Ricardo la abrazó con fuerza, como si tuviera la intención de no separarse nunca más. Así se quedó unos minutos mirando el horizonte, extasiado con el paisaje y el entorno; adormecido con el perfume de su compañera.

- Vamos a caminar hasta que se esconda el sol", insistió Julia.

- “Con una condición”, contestó él con una sonrisa.

- “Ya sé lo que estás pensando –se anticipó ella- pero te lo advierto: ¡no voy a hacer ninguna payasada para que te rías, viejo loco!”. Ambos volvieron a abrazarse.

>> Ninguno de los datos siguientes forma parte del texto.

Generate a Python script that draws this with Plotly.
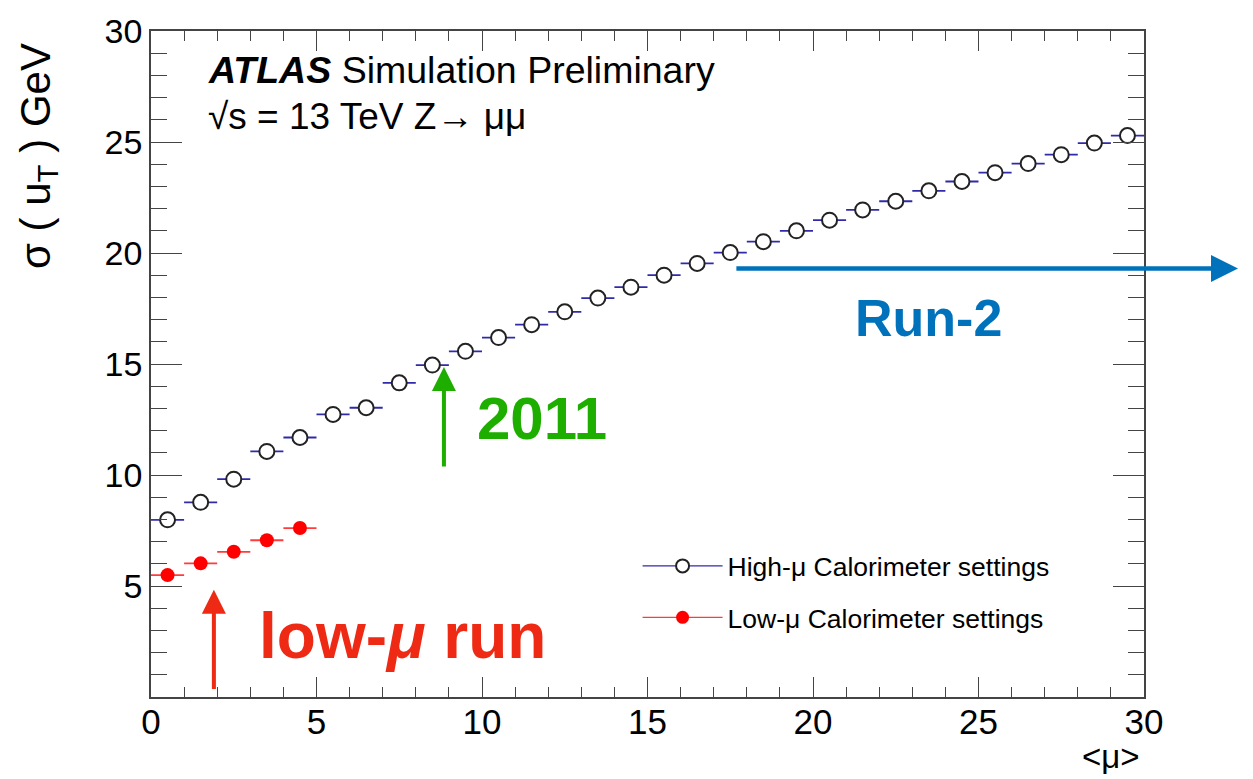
import plotly.graph_objects as go

# <mu> bin centres and half-widths
mu_centres = [0.5, 1.5, 2.5, 3.5, 4.5, 5.5, 6.5, 7.5, 8.5, 9.5,
              10.5, 11.5, 12.5, 13.5, 14.5, 15.5, 16.5, 17.5, 18.5, 19.5,
              20.5, 21.5, 22.5, 23.5, 24.5, 25.5, 26.5, 27.5, 28.5, 29.5]
bin_half_width = 0.5

# sigma(u_T) [GeV] for the two calorimeter configurations
high_mu_sigma = [7.98, 8.77, 9.81, 11.06, 11.69, 12.73, 13.03, 14.15, 14.95, 15.57,
                 16.19, 16.77, 17.35, 17.97, 18.46, 19.00, 19.53, 20.02, 20.51, 21.00,
                 21.48, 21.94, 22.33, 22.80, 23.22, 23.62, 24.03, 24.43, 24.95, 25.29]
low_mu_centres = [0.5, 1.5, 2.5, 3.5, 4.5]
low_mu_sigma = [5.49, 6.02, 6.54, 7.06, 7.61]

x_ticks = [0, 5, 10, 15, 20, 25, 30]
y_ticks = [0, 5, 10, 15, 20, 25, 30]
y_ticktext = ["", "5", "10", "15", "20", "25", "30"]

legend_names = ["High-μ Calorimeter settings", "Low-μ Calorimeter settings"]

FONT = "Liberation Sans, Arial, Helvetica, sans-serif"
HIGH_LINE = "#2f2ba8"
LOW_LINE = "#ff3b3b"
AXIS_COL = "#444444"

fig = go.Figure()

# data points with horizontal bin-width bars
fig.add_trace(go.Scatter(
    x=mu_centres, y=high_mu_sigma, mode="markers", showlegend=False,
    error_x=dict(type="constant", value=bin_half_width, width=0,
                 thickness=1.8, color=HIGH_LINE),
    marker=dict(symbol="circle", size=15, color="white",
                line=dict(color="#222222", width=2)),
    cliponaxis=False,
))
fig.add_trace(go.Scatter(
    x=low_mu_centres, y=low_mu_sigma, mode="markers", showlegend=False,
    error_x=dict(type="constant", value=bin_half_width, width=0,
                 thickness=1.8, color=LOW_LINE),
    marker=dict(symbol="circle", size=14, color="#ff0000",
                line=dict(color="#ff0000", width=0)),
    cliponaxis=False,
))

# legend entries
fig.add_trace(go.Scatter(
    x=[None], y=[None], mode="lines+markers", name=legend_names[0],
    legendgroup="a",
    line=dict(color=HIGH_LINE, width=1.3),
    marker=dict(symbol="circle", size=13, color="white",
                line=dict(color="#222222", width=2)),
))
fig.add_trace(go.Scatter(
    x=[None], y=[None], mode="lines+markers", name=legend_names[1],
    legendgroup="b",
    line=dict(color=LOW_LINE, width=1.3),
    marker=dict(symbol="circle", size=13, color="#ff0000"),
))

axis_common = dict(
    showline=True, linecolor=AXIS_COL, linewidth=1.5, mirror="allticks",
    ticks="inside", tickcolor=AXIS_COL, tickwidth=1.2,
    showgrid=False, zeroline=False,
)

fig.update_xaxes(
    range=[0, 30], tickmode="array", tickvals=x_ticks, ticklen=20,
    ticklabelstandoff=-7,
    tickfont=dict(family=FONT, size=35, color="black"),
    minor=dict(tickmode="linear", tick0=0, dtick=1, ticks="inside",
               ticklen=10, tickcolor=AXIS_COL, tickwidth=1.2),
    **axis_common,
)
fig.update_yaxes(
    range=[0, 30], tickmode="array", tickvals=y_ticks, ticktext=y_ticktext,
    ticklen=31,
    tickfont=dict(family=FONT, size=34, color="black"),
    minor=dict(tickmode="linear", tick0=0, dtick=1, ticks="inside",
               ticklen=16, tickcolor=AXIS_COL, tickwidth=1.2),
    **axis_common,
)

annotations = [
    # axis titles
    dict(text="σ ( u<sub>T</sub> ) GeV", xref="paper", yref="paper",
         x=-0.114, y=0.812, xanchor="center", yanchor="middle", textangle=-90,
         showarrow=False, font=dict(family=FONT, size=42, color="black")),
    dict(text="&lt;μ&gt;", xref="paper", yref="paper", x=0.998, y=-0.12,
         xanchor="right", yanchor="bottom", showarrow=False,
         font=dict(family=FONT, size=33, color="black")),
    # experiment label
    dict(text="<b><i>ATLAS</i></b> Simulation Preliminary", xref="paper", yref="paper",
         x=0.055, y=0.941, xanchor="left", yanchor="middle", showarrow=False,
         font=dict(family=FONT, size=37.5, color="black")),
    dict(text="√s = 13 TeV Z→ μμ", xref="paper", yref="paper",
         x=0.055, y=0.871, xanchor="left", yanchor="middle", showarrow=False,
         font=dict(family=FONT, size=37, color="black")),
    # period markers
    dict(text="", x=1.9, y=4.83, ax=1.9, ay=0.29, xref="x", yref="y",
         axref="x", ayref="y", showarrow=True, arrowhead=2, arrowsize=1.2,
         arrowwidth=4, arrowcolor="#ee2a14", standoff=0),
    dict(text="<b>low-<i>μ</i> run</b>", x=3.2, y=2.75, xref="x", yref="y",
         xanchor="left", yanchor="middle", showarrow=False,
         font=dict(family=FONT, size=64, color="#ee2a14")),
    dict(text="", x=8.85, y=14.86, ax=8.85, ay=10.31, xref="x", yref="y",
         axref="x", ayref="y", showarrow=True, arrowhead=2, arrowsize=1.2,
         arrowwidth=4, arrowcolor="#1eae00", standoff=0),
    dict(text="<b>2011</b>", x=9.8, y=12.55, xref="x", yref="y",
         xanchor="left", yanchor="middle", showarrow=False,
         font=dict(family=FONT, size=60, color="#1eae00")),
    dict(text="", x=32.84, y=19.3, ax=17.64, ay=19.3, xref="x", yref="y",
         axref="x", ayref="y", showarrow=True, arrowhead=2, arrowsize=1.2,
         arrowwidth=4.5, arrowcolor="#0072bb", standoff=0),
    dict(text="<b>Run-2</b>", x=21.2, y=17.07, xref="x", yref="y",
         xanchor="left", yanchor="middle", showarrow=False,
         font=dict(family=FONT, size=52, color="#0072bb")),
]

fig.update_layout(
    width=1253, height=779,
    margin=dict(l=151, r=109, t=25, b=82),
    paper_bgcolor="white", plot_bgcolor="white",
    font=dict(family=FONT, color="black"),
    annotations=annotations,
    legend=dict(x=0.49, y=0.2325, xanchor="left", yanchor="top",
                bgcolor="rgba(0,0,0,0)", itemwidth=80, tracegroupgap=14,
                font=dict(family=FONT, size=26.5, color="black")),
)

fig.write_html("out.html")
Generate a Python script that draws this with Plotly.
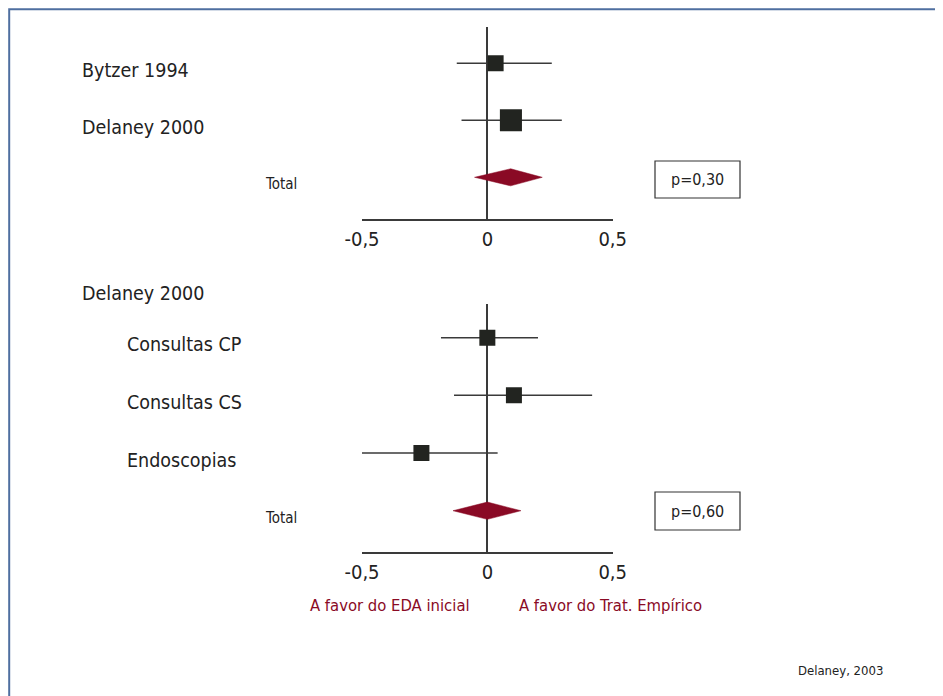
import plotly.graph_objects as go
import math

# ---------------- data ----------------
top_labels = ["Bytzer 1994", "Delaney 2000"]
top_est = [0.033, 0.094]
top_lo = [-0.122, -0.103]
top_hi = [0.257, 0.297]
top_weight = [1.0, 1.9]
top_total = [-0.051, 0.093, 0.219]   # lo, est, hi
top_p = "p=0,30"

bot_header = "Delaney 2000"
bot_labels = ["Consultas CP", "Consultas CS", "Endoscopias"]
bot_est = [0.0, 0.106, -0.263]
bot_lo = [-0.185, -0.133, -0.506]
bot_hi = [0.202, 0.418, 0.041]
bot_weight = [1.0, 1.0, 1.0]
bot_total = [-0.137, 0.0, 0.134]
bot_p = "p=0,60"

tick_vals = [-0.5, 0, 0.5]
tick_text = ["-0,5", "0", "0,5"]
left_note = "A favor do EDA inicial"
right_note = "A favor do Trat. Empírico"
source = "Delaney, 2003"

# ---------------- style ----------------
W, H = 943, 696
OFF = 8  # page body margin
FONT = "DejaVu Sans Condensed, Liberation Sans Narrow, sans-serif"
SQ = "#222420"
LN = "#3a3a3a"
RED = "#8a0a25"
TXT = "#222222"
FRAME = "#4f6fa0"

def pxx(x):
    return (x - OFF) / W

def pxy(y):
    return 1 - (y - OFF) / H

fig = go.Figure()

def add_forest(xa, ya, labels, est, lo, hi, weight, total):
    rows = list(range(1, len(labels) + 1))
    fig.add_trace(go.Scatter(
        x=est, y=rows, mode="markers", xaxis=xa, yaxis=ya,
        marker=dict(symbol="square", color=SQ, opacity=1,
                    size=[16 * math.sqrt(w) for w in weight], line=dict(width=0)),
        error_x=dict(type="data", symmetric=False,
                     array=[h - e for h, e in zip(hi, est)],
                     arrayminus=[e - l for e, l in zip(est, lo)],
                     color=LN, thickness=1.5, width=0),
        showlegend=False, hoverinfo="skip"))
    ty = len(labels) + 1
    h = 0.15
    fig.add_trace(go.Scatter(
        x=[total[0], total[1], total[2], total[1], total[0]],
        y=[ty, ty - h, ty, ty + h, ty],
        mode="lines", fill="toself", fillcolor=RED, line=dict(color=RED, width=0.5),
        xaxis=xa, yaxis=ya, showlegend=False, hoverinfo="skip"))

add_forest("x", "y", top_labels, top_est, top_lo, top_hi, top_weight, top_total)
add_forest("x2", "y2", bot_labels, bot_est, bot_lo, bot_hi, bot_weight, bot_total)

xdom = [pxx(362), pxx(612.7)]
axis_common = dict(range=[-0.5, 0.5], domain=xdom, showgrid=False, zeroline=True,
                   zerolinecolor=LN, zerolinewidth=1.5, showline=True, linecolor=LN,
                   linewidth=1.5, tickvals=tick_vals, ticktext=tick_text,
                   ticks="outside", ticklen=1, tickcolor="rgba(0,0,0,0)",
                   tickfont=dict(family=FONT, size=20, color=TXT), fixedrange=True,
                   automargin=False)

def yrange(top_px, bot_px, row1_px, step):
    return [1 + (bot_px - row1_px) / step, 1 - (row1_px - top_px) / step]

fig.update_layout(
    width=W, height=H, margin=dict(l=0, r=0, t=0, b=0, pad=0, autoexpand=False),
    paper_bgcolor="white", plot_bgcolor="white",
    xaxis=dict(axis_common, anchor="y"),
    xaxis2=dict(axis_common, anchor="y2"),
    yaxis=dict(domain=[pxy(219), pxy(27)], range=yrange(27, 219, 63.3, 57),
               visible=False, fixedrange=True, anchor="x", automargin=False),
    yaxis2=dict(domain=[pxy(552.3), pxy(304)], range=yrange(304, 552.3, 337.7, 57.67),
                visible=False, fixedrange=True, anchor="x2", automargin=False),
)

ann = []
def label(text, x, yref, yval, size, color=TXT):
    ann.append(dict(text=text, x=pxx(x), xref="paper", y=yval, yref=yref, yshift=-7,
                    xanchor="left", yanchor="middle", showarrow=False,
                    font=dict(family=FONT, size=size, color=color)))

for i, t in enumerate(top_labels):
    label(t, 80, "y", i + 1, 19.5)
label("Total", 263, "y", len(top_labels) + 1, 15)
for i, t in enumerate(bot_labels):
    label(t, 125, "y2", i + 1, 19.5)
label("Total", 263, "y2", len(bot_labels) + 1, 15)

def ptext(text, x, y, size, color=TXT, anchor="left"):
    ann.append(dict(text=text, x=pxx(x), y=pxy(y), xref="paper", yref="paper", xanchor=anchor,
                    yanchor="middle", showarrow=False,
                    font=dict(family=FONT, size=size, color=color)))

ptext(bot_header, 80, 293, 19.5)
ptext(left_note, 390, 605, 16.5, RED, anchor="center")
ptext(right_note, 517, 605, 16.5, RED, anchor="left")
ptext(source, 885, 670, 13, anchor="right")

shapes = []
def box(x0, y0, x1, y1, text):
    shapes.append(dict(type="rect", xref="paper", yref="paper", x0=pxx(x0), x1=pxx(x1),
                       y0=pxy(y1), y1=pxy(y0),
                       line=dict(color="#333333", width=1.2), fillcolor="white", layer="below"))
    ptext(text, (x0 + x1) / 2, (y0 + y1) / 2, 16, anchor="center")

box(655, 161, 740, 198, top_p)
box(655, 492, 740, 530, bot_p)

# outer frame (left and top edges visible)
shapes.append(dict(type="rect", xref="paper", yref="paper", x0=1.2 / W, y0=-0.01,
                   x1=1.01, y1=1 - 1.2 / H,
                   line=dict(color=FRAME, width=2), fillcolor="rgba(0,0,0,0)", layer="below"))
fig.update_layout(shapes=shapes, annotations=ann)

fig.write_html("out.html")
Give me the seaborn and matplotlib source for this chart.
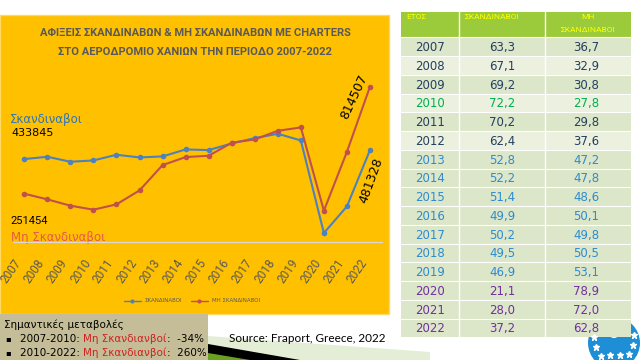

La tarde caía despacio y los destellos del sol teñían el oleaje con reflejos amarillos, naranjas y plateados.

A lo lejos en el horizonte, la figura de Ricardo comenzó a alejarse por la playa hacia el oeste. Iba alegre en su soledad, disfrutando la arena en los pies, gesticulando y señalando el cielo y, cada tanto, lanzando ruidosas carcajadas.

Caminaba despacio por sus achaques de viejo, pero inmensamente feliz y agradecido. La cuarentena le había regalado un hermoso e inesperado reencuentro. Y lo estaba disfrutando más que nunca; con la misma pasión e intensidad que en los viejos tiempos.